In the words of Mase…WELCOME BACK! I am ending blog hiatus. If I am being completely honest, I totally missed it. I know, I found this to be quite shocking, too, seeing as I whined endlessly about it. Also, my class is finally over and I want to trash talk the nerd alerts that mocked me all semester in a public forum.
Mostly, though, I am bringing the blog back because I wanted to tell my readers how trashy my family is and I realized that I had not yet shared my best story with them. Seriously, I just remembered that this ACTUALLY happened like 2 weeks ago. I am pretty sure this memory was just too traumatic and I’ve been blocking it out for the past 12 years.

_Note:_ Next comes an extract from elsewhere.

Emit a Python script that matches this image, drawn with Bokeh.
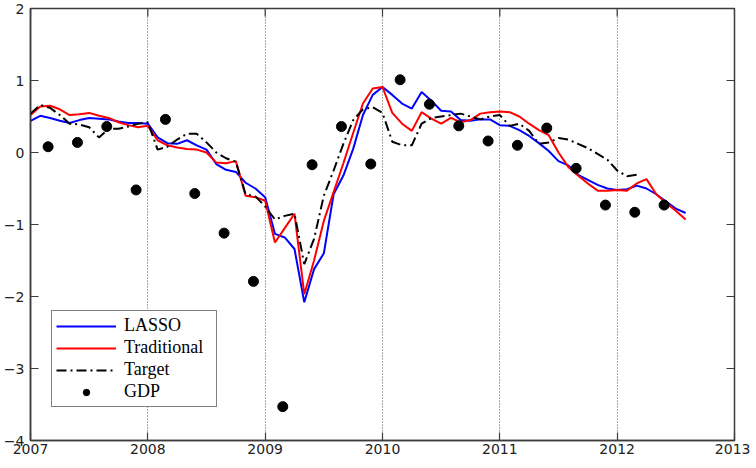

Unfortunately, I do not have a picture of the actual van. It was infinitely better than that one as it was two-tone. The top was blue and the bottom was black, with a matte finish because those colors were spray painted over a vibrant magenta, which I had convinced my adoring father was an awesome van color at the ripe old age of six. The van also had fur walls, the ceiling was covered in burlap, there was a mini fridge and (drum roll please) a bed in the back. I feel the need to clarify here that my dad IS NOT a molester; it was the ’70’s OK? I’m told it was totally bitchin’ at the time. I am also told my dad once drank 151 out of a bong, so I guess take that with a grain of salt.
Now merely owning the van was traumatizing enough. My gosh, I was mortified that it was in the driveway. Sadly for me, though, my parents actually made me ride in it. Now, being a passenger in that creep wagon sounds pretty bad in its own right. No one would want to be seen rolling around town in that creep wagon, but it gets worse.
To make room for all those awesome accouterments dear old dad had to ditch everything except for the passenger seat. So there are only two seats…for three people. Most people might do the math and say oh perhaps we should take the car we also own, but not Dad. Oh no, instead he just got out a lawn chair and loaded that in the back, next to the mini fridge, in front of the bed. Good for me I guess, because apparently my life was the most valued as I got the only seat with a seatbelt. Naturally, Dad was at the helm, which left my poor mother in the lawn chair.
This is just as awful as you can imagine, maybe even worse. Every time the van accelerated, the lawn chair would tip back violently. Each time Dad slammed on the brakes, which was often since he tailgates like whoa, the chair would collapse slightly smushing my poor mom in its nylon weaves and aluminum frame.
Gah, I barf in my mouth just thinking about it. Seriously, we were that trashy. Eventually we upgraded to a less creepy, on account of its windows, version. I was certainly no less embarrassed by it, but at least everyone could strap themselves in safely.